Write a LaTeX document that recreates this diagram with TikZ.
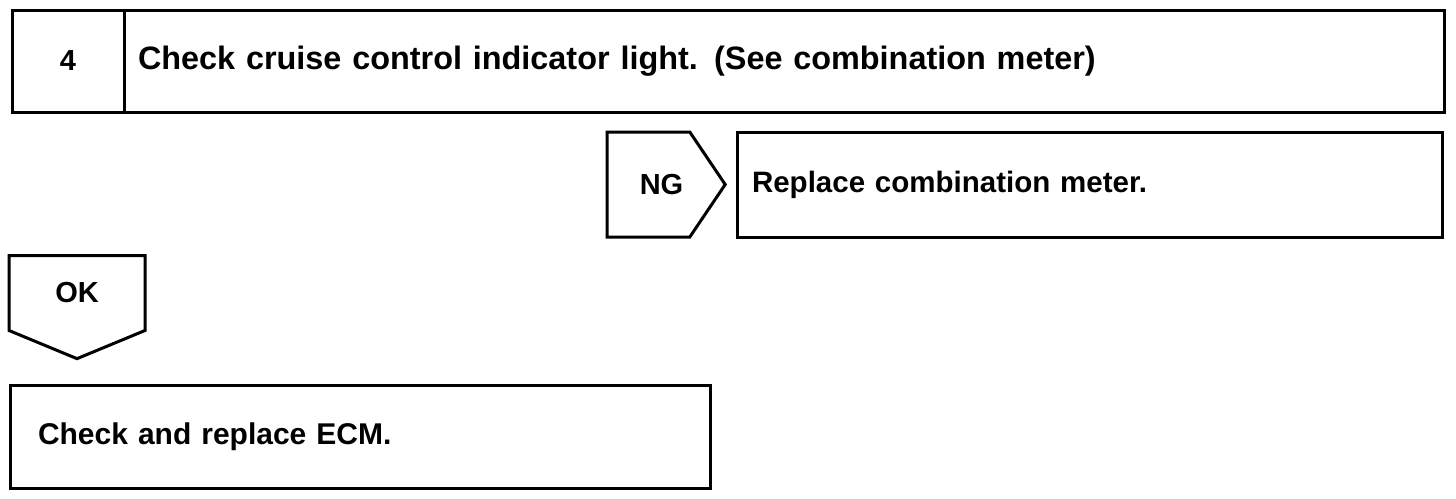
\documentclass[tikz,border=0pt]{standalone}
\usepackage{fontspec}
\setmainfont{Liberation Sans}
\usetikzlibrary{positioning,shapes.symbols}
\tikzset{
  tr-box/.style={
    draw=black, line width=3pt, fill=white,
    font=\fontsize{32.4}{36}\selectfont\bfseries,
    inner sep=0pt, minimum height=102pt
  },
  tr-step/.style={tr-box, minimum width=112pt, align=center,
    font=\fontsize{29}{32}\selectfont\bfseries},
  tr-text/.style={tr-box, align=left, inner xsep=12pt},
  tr-ng/.style={tr-box, signal, signal to=east, signal pointer angle=112,
    minimum width=118pt, minimum height=105pt,
    font=\fontsize{29}{32}\selectfont\bfseries},
  tr-ok/.style={tr-box, signal, signal to=south, signal pointer angle=135,
    minimum width=136pt, minimum height=84pt,
    font=\fontsize{29}{32}\selectfont\bfseries}
}
\begin{document}
\begin{tikzpicture}[node distance=10pt and 10pt]
\useasboundingbox (0,0) rectangle (1456pt,-498pt);

% step 4
\node[tr-step] (num) at (68pt,-61pt) {4};
\node[tr-text, right=-3pt of num, text width=1292pt, inner xsep=14pt] (check)
  {Check cruise control indicator light. (See combination meter)};

% NG branch
\node[tr-ng] (ng) at (648.5pt,-184.5pt) {\hspace*{26pt}NG};
\node[tr-text, right=8.5pt of ng, minimum height=105pt, inner xsep=15pt,
  text width=675pt, font=\fontsize{29.5}{32}\selectfont\bfseries] (meter)
  {Replace combination meter.};

% OK branch
\node[tr-ok] (ok) at (77pt,-293pt) {OK};
\node[tr-text, below=52pt of ok.south west, anchor=north west, xshift=1pt,
  minimum height=103pt, inner xsep=28pt, text width=644pt,
  font=\fontsize{30}{34}\selectfont\bfseries] (ecm)
  {Check and replace ECM.};
\end{tikzpicture}
\end{document}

Request:
Return the full material word for word. Do not include the pictures.

Exercise response:
Write a LaTeX document that recreates this diagram with TikZ.
\documentclass[tikz,border=0pt]{standalone}
\usepackage{fontspec}
\setmainfont{Liberation Sans}
\usetikzlibrary{positioning,shapes.symbols}
\tikzset{
  tr-box/.style={
    draw=black, line width=3pt, fill=white,
    font=\fontsize{32.4}{36}\selectfont\bfseries,
    inner sep=0pt, minimum height=102pt
  },
  tr-step/.style={tr-box, minimum width=112pt, align=center,
    font=\fontsize{29}{32}\selectfont\bfseries},
  tr-text/.style={tr-box, align=left, inner xsep=12pt},
  tr-ng/.style={tr-box, signal, signal to=east, signal pointer angle=112,
    minimum width=118pt, minimum height=105pt,
    font=\fontsize{29}{32}\selectfont\bfseries},
  tr-ok/.style={tr-box, signal, signal to=south, signal pointer angle=135,
    minimum width=136pt, minimum height=84pt,
    font=\fontsize{29}{32}\selectfont\bfseries}
}
\begin{document}
\begin{tikzpicture}[node distance=10pt and 10pt]
\useasboundingbox (0,0) rectangle (1456pt,-498pt);

% step 4
\node[tr-step] (num) at (68pt,-61pt) {4};
\node[tr-text, right=-3pt of num, text width=1292pt, inner xsep=14pt] (check)
  {Check cruise control indicator light. (See combination meter)};

% NG branch
\node[tr-ng] (ng) at (648.5pt,-184.5pt) {\hspace*{26pt}NG};
\node[tr-text, right=8.5pt of ng, minimum height=105pt, inner xsep=15pt,
  text width=675pt, font=\fontsize{29.5}{32}\selectfont\bfseries] (meter)
  {Replace combination meter.};

% OK branch
\node[tr-ok] (ok) at (77pt,-293pt) {OK};
\node[tr-text, below=52pt of ok.south west, anchor=north west, xshift=1pt,
  minimum height=103pt, inner xsep=28pt, text width=644pt,
  font=\fontsize{30}{34}\selectfont\bfseries] (ecm)
  {Check and replace ECM.};
\end{tikzpicture}
\end{document}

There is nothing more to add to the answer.